▶ [Work to complete]
Leaving out the pictures, retype all the material exactly.

>> start

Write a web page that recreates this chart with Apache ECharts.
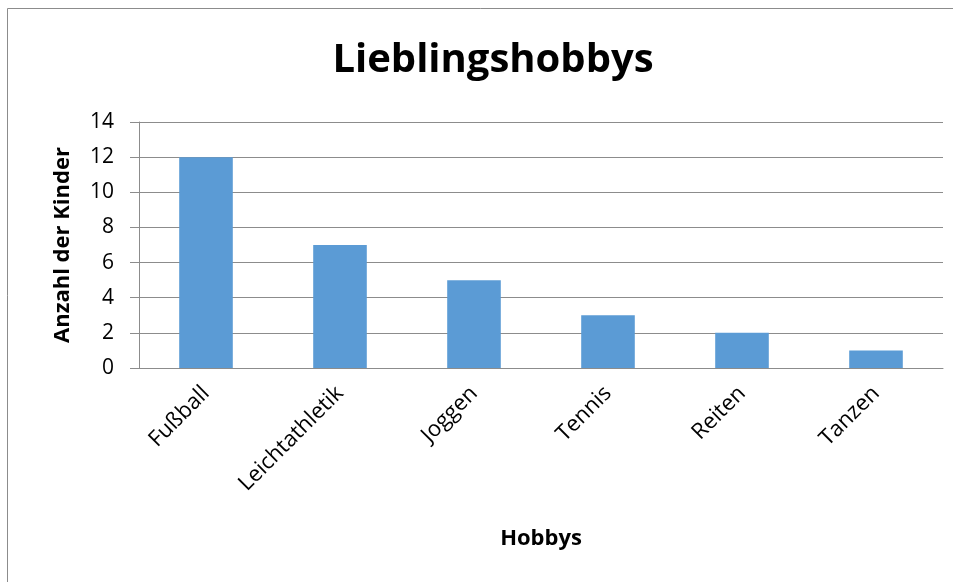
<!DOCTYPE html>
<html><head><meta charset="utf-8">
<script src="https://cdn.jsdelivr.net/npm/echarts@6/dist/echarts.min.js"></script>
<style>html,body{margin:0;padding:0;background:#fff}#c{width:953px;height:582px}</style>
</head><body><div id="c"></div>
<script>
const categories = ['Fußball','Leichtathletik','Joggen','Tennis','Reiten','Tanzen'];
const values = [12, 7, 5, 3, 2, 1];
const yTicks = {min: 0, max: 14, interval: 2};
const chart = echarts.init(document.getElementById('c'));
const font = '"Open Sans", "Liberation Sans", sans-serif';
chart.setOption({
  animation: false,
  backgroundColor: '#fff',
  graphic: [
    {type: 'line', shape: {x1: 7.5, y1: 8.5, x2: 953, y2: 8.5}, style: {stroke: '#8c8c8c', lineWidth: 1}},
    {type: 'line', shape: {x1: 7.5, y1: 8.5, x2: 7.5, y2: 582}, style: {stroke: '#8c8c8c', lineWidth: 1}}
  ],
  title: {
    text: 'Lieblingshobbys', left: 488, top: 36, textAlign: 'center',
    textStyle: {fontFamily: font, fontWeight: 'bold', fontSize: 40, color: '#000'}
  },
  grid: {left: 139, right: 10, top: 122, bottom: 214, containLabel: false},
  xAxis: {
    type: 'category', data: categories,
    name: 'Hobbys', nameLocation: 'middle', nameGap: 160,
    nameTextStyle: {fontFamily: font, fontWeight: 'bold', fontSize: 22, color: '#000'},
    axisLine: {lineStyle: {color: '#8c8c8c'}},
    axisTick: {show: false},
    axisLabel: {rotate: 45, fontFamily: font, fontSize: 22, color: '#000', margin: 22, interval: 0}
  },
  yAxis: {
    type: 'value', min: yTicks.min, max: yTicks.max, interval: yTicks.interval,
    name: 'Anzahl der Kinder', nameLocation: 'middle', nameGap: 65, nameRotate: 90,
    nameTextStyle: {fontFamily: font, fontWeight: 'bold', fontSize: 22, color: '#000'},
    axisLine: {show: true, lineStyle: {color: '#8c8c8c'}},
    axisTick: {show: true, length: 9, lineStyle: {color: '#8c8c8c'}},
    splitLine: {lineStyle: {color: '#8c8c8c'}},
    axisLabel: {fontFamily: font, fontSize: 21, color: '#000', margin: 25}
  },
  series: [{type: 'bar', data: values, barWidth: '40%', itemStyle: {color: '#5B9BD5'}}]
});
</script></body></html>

>> end

▶ [Full response]
Write a web page that recreates this chart with Apache ECharts.
<!DOCTYPE html>
<html><head><meta charset="utf-8">
<script src="https://cdn.jsdelivr.net/npm/echarts@6/dist/echarts.min.js"></script>
<style>html,body{margin:0;padding:0;background:#fff}#c{width:953px;height:582px}</style>
</head><body><div id="c"></div>
<script>
const categories = ['Fußball','Leichtathletik','Joggen','Tennis','Reiten','Tanzen'];
const values = [12, 7, 5, 3, 2, 1];
const yTicks = {min: 0, max: 14, interval: 2};
const chart = echarts.init(document.getElementById('c'));
const font = '"Open Sans", "Liberation Sans", sans-serif';
chart.setOption({
  animation: false,
  backgroundColor: '#fff',
  graphic: [
    {type: 'line', shape: {x1: 7.5, y1: 8.5, x2: 953, y2: 8.5}, style: {stroke: '#8c8c8c', lineWidth: 1}},
    {type: 'line', shape: {x1: 7.5, y1: 8.5, x2: 7.5, y2: 582}, style: {stroke: '#8c8c8c', lineWidth: 1}}
  ],
  title: {
    text: 'Lieblingshobbys', left: 488, top: 36, textAlign: 'center',
    textStyle: {fontFamily: font, fontWeight: 'bold', fontSize: 40, color: '#000'}
  },
  grid: {left: 139, right: 10, top: 122, bottom: 214, containLabel: false},
  xAxis: {
    type: 'category', data: categories,
    name: 'Hobbys', nameLocation: 'middle', nameGap: 160,
    nameTextStyle: {fontFamily: font, fontWeight: 'bold', fontSize: 22, color: '#000'},
    axisLine: {lineStyle: {color: '#8c8c8c'}},
    axisTick: {show: false},
    axisLabel: {rotate: 45, fontFamily: font, fontSize: 22, color: '#000', margin: 22, interval: 0}
  },
  yAxis: {
    type: 'value', min: yTicks.min, max: yTicks.max, interval: yTicks.interval,
    name: 'Anzahl der Kinder', nameLocation: 'middle', nameGap: 65, nameRotate: 90,
    nameTextStyle: {fontFamily: font, fontWeight: 'bold', fontSize: 22, color: '#000'},
    axisLine: {show: true, lineStyle: {color: '#8c8c8c'}},
    axisTick: {show: true, length: 9, lineStyle: {color: '#8c8c8c'}},
    splitLine: {lineStyle: {color: '#8c8c8c'}},
    axisLabel: {fontFamily: font, fontSize: 21, color: '#000', margin: 25}
  },
  series: [{type: 'bar', data: values, barWidth: '40%', itemStyle: {color: '#5B9BD5'}}]
});
</script></body></html>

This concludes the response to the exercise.